- Born: 1880 Wales
- Died: 1940
- Other names: J. Edward Walker
- Occupation: painter
- Years active: 1913–1940
- Movement: California Impressionism

= John Edward Walker =

British-born American painter and educator

John Edward Walker, he often signed work as J. Edward Walker (1880–1940) was a British-born, American painter and educator, known for his California Impressionist paintings. He was active in Northern California and Los Angeles between 1913 until 1936. The subject of his work was often seascapes, floral still life paintings and landscapes.

He taught art classes from 1913 until 1916 at the Carmel Arts and Crafts Club, in Los Altos in the 1920s and Berkeley in 1932.

== About ==
He was born in Wales in 1880 and studied at Lambeth School of Art and Hammersmith School of Art, with Edward Reginald Frampton and Harry Windsor-Fry.
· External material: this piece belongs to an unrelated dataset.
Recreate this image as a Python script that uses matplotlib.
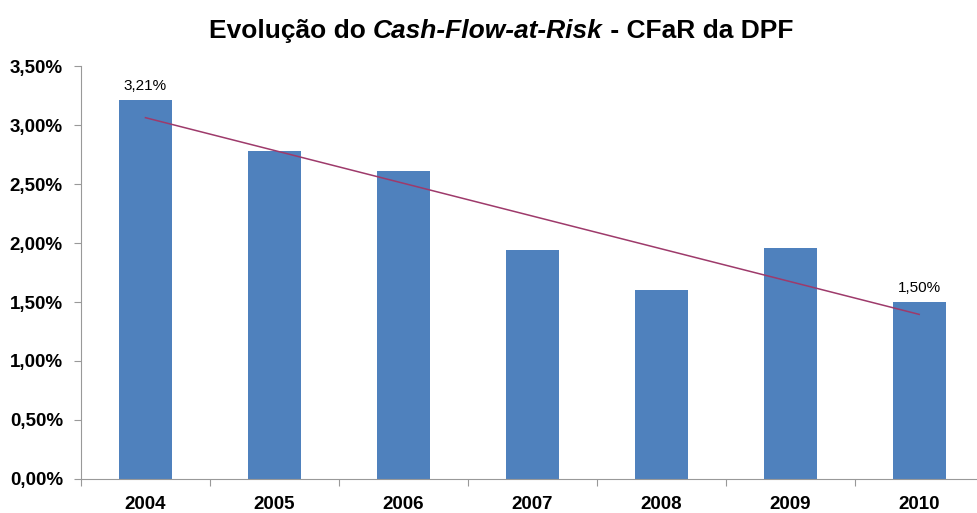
import numpy as np
import matplotlib.pyplot as plt
from matplotlib.ticker import FuncFormatter

plt.rcParams['font.family'] = ['Liberation Sans', 'DejaVu Sans']

years = ['2004', '2005', '2006', '2007', '2008', '2009', '2010']
cfar = [3.21, 2.78, 2.61, 1.94, 1.60, 1.96, 1.50]  # %
labelled = {0: '3,21%', 6: '1,50%'}

x = np.arange(len(years))
y = np.array(cfar) / 100

fig = plt.figure(figsize=(9.78, 5.13), dpi=100)
ax = fig.add_axes([0.0828, 0.0663, 0.923, 0.805])

ax.bar(x, y, width=0.41, color='#4F81BD', zorder=2)

# linear trend line
k, b = np.polyfit(x, y, 1)
ax.plot([x[0], x[-1]], [k * x[0] + b, k * x[-1] + b], color='#9E3A6B', lw=1.1, zorder=3)

for i, txt in labelled.items():
    ax.annotate(txt, (x[i], y[i]), xytext=(0, 5), textcoords='offset points',
                ha='center', va='bottom', fontsize=11)

ax.set_xlim(-0.5, len(years) - 0.5)
ax.set_ylim(0, 0.035)
ax.set_yticks(np.arange(0, 0.0351, 0.005))
ax.yaxis.set_major_formatter(FuncFormatter(lambda v, p: f'{v*100:.2f}%'.replace('.', ',')))

ax.set_xticks(np.arange(-0.5, len(years), 1))
ax.set_xticklabels([])
ax.set_xticks(x, minor=True)
ax.set_xticklabels(years, minor=True)
ax.tick_params(axis='x', which='minor', length=0, pad=12, labelsize=13.5)
ax.tick_params(axis='x', which='major', length=5, color='#999999', direction='out')
ax.tick_params(axis='y', length=5, color='#999999', labelsize=13.5, pad=8)
for t in ax.get_xticklabels(minor=True) + ax.get_yticklabels():
    t.set_fontweight('bold')

for s in ['top', 'right']:
    ax.spines[s].set_visible(False)
for s in ['left', 'bottom']:
    ax.spines[s].set_color('#999999')

# title with italic part
parts = [('Evolução do ', 'normal'), ('Cash-Flow-at-Risk', 'italic'), (' - CFaR da DPF', 'normal')]
fig.canvas.draw()
r = fig.canvas.get_renderer()
texts = []
for s, st in parts:
    t = fig.text(0, 0.94, s, fontsize=19, fontweight='bold', style=st, va='center')
    texts.append(t)
widths = [t.get_window_extent(r).width for t in texts]
x0 = (fig.bbox.width - sum(widths)) / 2 + 12
for t, w in zip(texts, widths):
    t.set_x(x0 / fig.bbox.width)
    x0 += w

fig.savefig('out.png', dpi=100)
Walker immigrated to the United States in 1911, and moved to Northern California by 1913. Initially he settled in Carmel-by-the-Sea, painting and teaching art lessons. In 1914, The New York Times newspaper named Williamson one of a few “notable” artists of Carmel.

In the early 1920s Walker moved to Los Altos, California and taught art, became active with the Palo Alto Art Club (now known as Pacific Art League), and exhibited work at Stanford University. He also exhibited at the California League of Fine Arts and served on the hanging committee in 1925.

In the early 1930s he moved and lived at 2233 Ellsworth Street in Berkeley, California and offered art classes from his home, one of the students included Sargent Johnson.